**Work to complete**. Transcribe the material from its first line onward, ending with the line that contains "const xTitle = 'Tests (one thread)';" and adding nothing beyond it.
++++++
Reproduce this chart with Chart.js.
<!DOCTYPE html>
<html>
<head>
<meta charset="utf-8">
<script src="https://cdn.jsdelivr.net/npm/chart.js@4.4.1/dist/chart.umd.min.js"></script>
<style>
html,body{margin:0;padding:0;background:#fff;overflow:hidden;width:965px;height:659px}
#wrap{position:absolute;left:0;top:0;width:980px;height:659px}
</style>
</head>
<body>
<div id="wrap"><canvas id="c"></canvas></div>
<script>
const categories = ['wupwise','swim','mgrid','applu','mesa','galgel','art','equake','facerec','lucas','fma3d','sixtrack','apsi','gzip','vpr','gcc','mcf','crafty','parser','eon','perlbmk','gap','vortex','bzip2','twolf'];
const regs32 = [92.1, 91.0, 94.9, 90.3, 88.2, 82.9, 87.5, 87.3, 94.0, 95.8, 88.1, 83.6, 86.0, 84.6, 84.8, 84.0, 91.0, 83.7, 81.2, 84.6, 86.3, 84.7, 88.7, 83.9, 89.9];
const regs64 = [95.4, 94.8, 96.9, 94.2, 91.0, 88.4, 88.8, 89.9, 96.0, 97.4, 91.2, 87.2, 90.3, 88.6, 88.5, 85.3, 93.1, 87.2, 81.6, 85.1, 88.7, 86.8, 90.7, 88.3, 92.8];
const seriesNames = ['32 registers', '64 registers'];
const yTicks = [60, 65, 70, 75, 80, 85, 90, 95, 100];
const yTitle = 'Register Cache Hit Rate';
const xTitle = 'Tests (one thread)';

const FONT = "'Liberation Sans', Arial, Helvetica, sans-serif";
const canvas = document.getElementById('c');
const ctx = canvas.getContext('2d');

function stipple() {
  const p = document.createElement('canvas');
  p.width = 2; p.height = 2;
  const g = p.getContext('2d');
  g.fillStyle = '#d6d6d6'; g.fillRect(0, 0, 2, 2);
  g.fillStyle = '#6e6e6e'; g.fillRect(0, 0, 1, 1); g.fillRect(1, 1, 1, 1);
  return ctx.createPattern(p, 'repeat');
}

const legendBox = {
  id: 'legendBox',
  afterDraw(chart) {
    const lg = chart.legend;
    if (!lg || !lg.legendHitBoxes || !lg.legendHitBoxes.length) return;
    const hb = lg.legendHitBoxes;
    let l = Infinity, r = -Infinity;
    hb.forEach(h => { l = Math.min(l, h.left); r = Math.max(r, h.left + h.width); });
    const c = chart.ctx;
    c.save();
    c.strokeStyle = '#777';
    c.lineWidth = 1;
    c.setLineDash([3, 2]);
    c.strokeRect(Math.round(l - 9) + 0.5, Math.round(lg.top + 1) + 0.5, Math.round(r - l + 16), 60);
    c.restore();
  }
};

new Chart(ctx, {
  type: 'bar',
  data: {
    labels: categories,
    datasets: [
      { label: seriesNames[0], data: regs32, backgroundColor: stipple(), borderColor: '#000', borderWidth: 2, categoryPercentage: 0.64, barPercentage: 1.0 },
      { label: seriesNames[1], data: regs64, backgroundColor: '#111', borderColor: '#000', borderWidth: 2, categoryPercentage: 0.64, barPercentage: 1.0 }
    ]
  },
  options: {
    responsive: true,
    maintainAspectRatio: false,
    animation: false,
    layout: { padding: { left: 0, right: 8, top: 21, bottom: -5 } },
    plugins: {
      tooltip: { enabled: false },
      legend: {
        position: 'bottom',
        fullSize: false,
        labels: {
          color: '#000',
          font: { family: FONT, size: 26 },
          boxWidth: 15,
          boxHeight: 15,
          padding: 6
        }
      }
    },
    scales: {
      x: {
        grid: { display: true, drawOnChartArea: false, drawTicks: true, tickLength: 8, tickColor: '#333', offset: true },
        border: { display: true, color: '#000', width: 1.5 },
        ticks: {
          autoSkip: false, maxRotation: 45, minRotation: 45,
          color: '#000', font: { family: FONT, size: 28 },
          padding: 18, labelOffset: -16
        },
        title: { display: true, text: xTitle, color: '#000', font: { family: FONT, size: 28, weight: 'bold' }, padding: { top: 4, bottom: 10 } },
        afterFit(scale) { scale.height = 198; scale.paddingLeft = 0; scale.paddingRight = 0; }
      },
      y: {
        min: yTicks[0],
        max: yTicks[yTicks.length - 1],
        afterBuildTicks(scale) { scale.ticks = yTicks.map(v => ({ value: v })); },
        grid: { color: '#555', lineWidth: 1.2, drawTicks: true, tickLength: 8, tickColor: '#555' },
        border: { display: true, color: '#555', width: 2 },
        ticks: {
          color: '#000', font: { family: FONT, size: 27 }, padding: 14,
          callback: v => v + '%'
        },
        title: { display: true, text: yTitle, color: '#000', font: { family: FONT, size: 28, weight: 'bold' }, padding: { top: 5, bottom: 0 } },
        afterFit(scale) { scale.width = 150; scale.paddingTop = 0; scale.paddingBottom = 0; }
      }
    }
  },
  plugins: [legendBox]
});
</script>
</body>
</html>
++++++
**Solution to the problem**.
Reproduce this chart with Chart.js.
<!DOCTYPE html>
<html>
<head>
<meta charset="utf-8">
<script src="https://cdn.jsdelivr.net/npm/chart.js@4.4.1/dist/chart.umd.min.js"></script>
<style>
html,body{margin:0;padding:0;background:#fff;overflow:hidden;width:965px;height:659px}
#wrap{position:absolute;left:0;top:0;width:980px;height:659px}
</style>
</head>
<body>
<div id="wrap"><canvas id="c"></canvas></div>
<script>
const categories = ['wupwise','swim','mgrid','applu','mesa','galgel','art','equake','facerec','lucas','fma3d','sixtrack','apsi','gzip','vpr','gcc','mcf','crafty','parser','eon','perlbmk','gap','vortex','bzip2','twolf'];
const regs32 = [92.1, 91.0, 94.9, 90.3, 88.2, 82.9, 87.5, 87.3, 94.0, 95.8, 88.1, 83.6, 86.0, 84.6, 84.8, 84.0, 91.0, 83.7, 81.2, 84.6, 86.3, 84.7, 88.7, 83.9, 89.9];
const regs64 = [95.4, 94.8, 96.9, 94.2, 91.0, 88.4, 88.8, 89.9, 96.0, 97.4, 91.2, 87.2, 90.3, 88.6, 88.5, 85.3, 93.1, 87.2, 81.6, 85.1, 88.7, 86.8, 90.7, 88.3, 92.8];
const seriesNames = ['32 registers', '64 registers'];
const yTicks = [60, 65, 70, 75, 80, 85, 90, 95, 100];
const yTitle = 'Register Cache Hit Rate';
const xTitle = 'Tests (one thread)';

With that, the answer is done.